Missouri Department of Public Safety Spokesman Mike O’Connell says Nicklasson made no final statement and had requested that his body be cremated and designated a person to receive his ashes. He was not given a sedative before the procedure, but did pray with the prison chaplain for 2 or 3 minutes about 20 minutes prior to his execution. The only witnesses to the execution were two members of the media, three private citizens and Department of Corrections officials.

The execution had been scheduled for 12:01 a.m. Wednesday but was delayed since Tuesday night as the U.S. Supreme Court considered a stay of execution placed by an appeals court on Monday over concerns about his counsel in 1996. The Court returned its decision to vacate the stay late Wednesday night and Attorney General Chris Koster informed the Department of Corrections at 10:43 p.m. that there were “no legal impediments” to the execution.
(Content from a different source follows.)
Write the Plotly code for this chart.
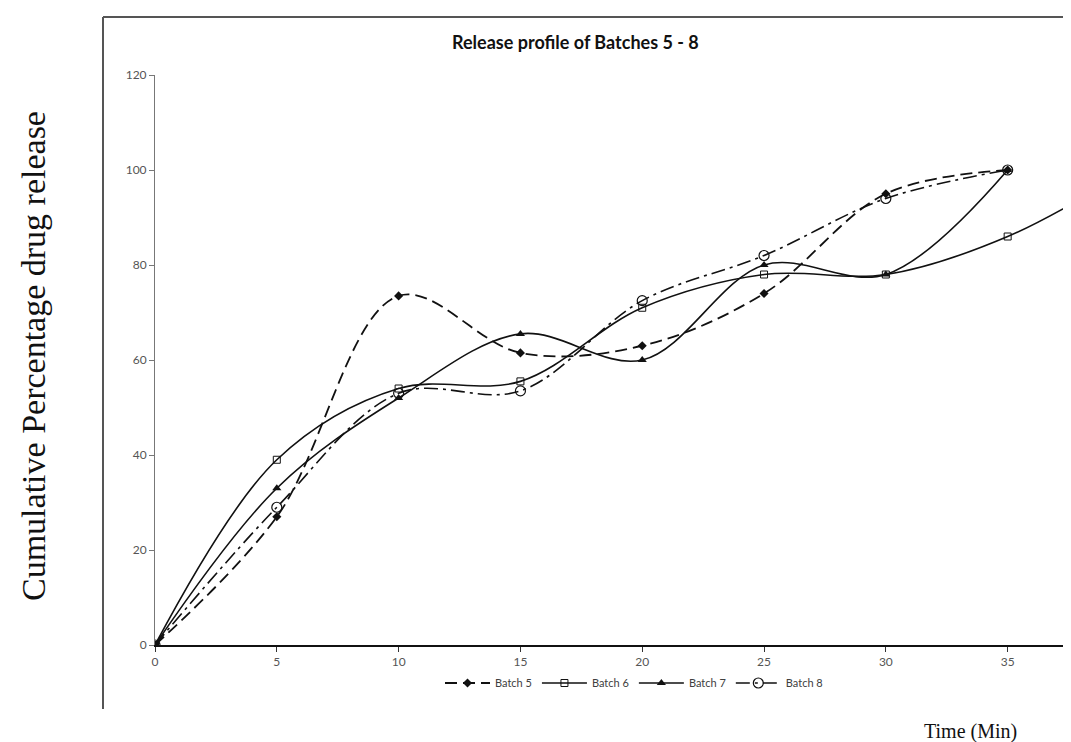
import plotly.graph_objects as go

# Data
time_min = [0, 5, 10, 15, 20, 25, 30, 35]
time_min_b6 = [0, 5, 10, 15, 20, 25, 30, 35, 40]
batch5 = [0, 27, 73.5, 61.5, 63, 74, 95, 100]
batch6 = [0, 39, 54, 55.5, 71, 78, 78, 86, 100]
batch7 = [0, 33, 52, 65.5, 60, 80, 78, 100]
batch8 = [0, 29, 53, 53.5, 72.5, 82, 94, 100]
x_ticks = [0, 5, 10, 15, 20, 25, 30, 35]
y_ticks = [0, 20, 40, 60, 80, 100, 120]

title_text = "Release profile of Batches 5 - 8"
y_title = "Cumulative Percentage drug release"
x_title = "Time (Min)"

OFF = 8  # page body margin
W, H = 1071 - OFF, 742 - OFF
L, T = 155 - OFF, 75 - OFF
R = 0
B = H - (645 - OFF)
pw, ph = W - L - R, H - T - B


def px_x(p):
    return (p - OFF - L) / pw


def px_y(p):
    return (H - B - (p - OFF)) / ph


fig = go.Figure()
ink = "#111111"
fig.add_trace(go.Scatter(
    x=time_min, y=batch5, name="Batch 5", mode="lines+markers",
    line=dict(color=ink, width=1.8, dash="12px,6px", shape="spline", smoothing=1),
    marker=dict(symbol="diamond", size=7, color=ink),
))
fig.add_trace(go.Scatter(
    x=time_min_b6, y=batch6, name="Batch 6", mode="lines+markers",
    line=dict(color=ink, width=1.6, shape="spline", smoothing=1),
    marker=dict(symbol="square-open", size=7, color=ink, line=dict(width=1)),
))
fig.add_trace(go.Scatter(
    x=time_min, y=batch7, name="Batch 7", mode="lines+markers",
    line=dict(color=ink, width=1.6, shape="spline", smoothing=1),
    marker=dict(symbol="triangle-up", size=8, color=ink),
))
fig.add_trace(go.Scatter(
    x=time_min, y=batch8, name="Batch 8", mode="lines+markers",
    line=dict(color=ink, width=1.6, dash="14px,5px,3px,5px", shape="spline", smoothing=1),
    marker=dict(symbol="circle-open", size=10, color=ink, line=dict(width=1.2)),
))

fig.update_layout(
    width=W, height=H,
    margin=dict(l=L, r=R, t=T, b=B),
    paper_bgcolor="white", plot_bgcolor="white",
    showlegend=True,
    legend=dict(
        orientation="h", x=px_x(634), xanchor="center", y=px_y(683), yanchor="middle",
        font=dict(family="Lato", size=11, color="#404040"),
        bgcolor="rgba(0,0,0,0)", itemwidth=45, tracegroupgap=0,
    ),
    xaxis=dict(
        range=[0, 37.6], tickvals=x_ticks, showgrid=False, zeroline=False,
        showline=True, linecolor="#111111", linewidth=2,
        ticks="outside", ticklen=5, tickcolor="#333333",
        tickfont=dict(family="Lato", size=12, color="#555555"),
    ),
    yaxis=dict(
        range=[0, 120], tickvals=y_ticks, showgrid=False, zeroline=False,
        showline=True, linecolor="#777777", linewidth=1,
        ticks="outside", ticklen=5, tickcolor="#777777",
        tickfont=dict(family="Lato", size=12, color="#555555"),
    ),
    annotations=[
        dict(text="<b>" + title_text + "</b>", xref="paper", yref="paper",
             x=px_x(575), y=px_y(42), xanchor="center", yanchor="middle",
             showarrow=False, font=dict(family="Lato", size=18, color="#111111")),
        dict(text=y_title, xref="paper", yref="paper", textangle=-90,
             x=px_x(33), y=px_y(356), xanchor="center", yanchor="middle",
             showarrow=False, font=dict(family="Liberation Serif", size=34, color="#111111")),
        dict(text=x_title, xref="paper", yref="paper",
             x=px_x(970), y=px_y(731), xanchor="center", yanchor="middle",
             showarrow=False, font=dict(family="Liberation Serif", size=20, color="#111111")),
    ],
    shapes=[
        dict(type="line", xref="paper", yref="paper", x0=px_x(103), x1=1.0,
             y0=px_y(17), y1=px_y(17), line=dict(color="#555555", width=2)),
        dict(type="line", xref="paper", yref="paper", x0=px_x(103), x1=px_x(103),
             y0=px_y(17), y1=px_y(709), line=dict(color="#555555", width=2)),
    ],
)

fig.write_html("out.html")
Governor Jay Nixon had earlier denied a petition for clemency and at 10:44 told prison officials there was no reason not to proceed with the process, and the injection began less than a minute later.

Three weeks ago Missouri carried out the execution of white supremacist Joseph Paul Franklin for murdering a man outside a St. Louis synagogue.  His was the first execution to use Missouri’s single drug lethal injection protocol utilizing pentobarbital.  Franklin’s execution was delayed more than six hours by legal proceedings.  Nicklasson’s execution was delayed nearly 23 hours.

The Missouri Supreme Court has set an execution date of Jan. 29, 2014 for Herbert Smulls, who sentenced to death for the 1991 murder of a couple who owned a St. Louis County jewelry store.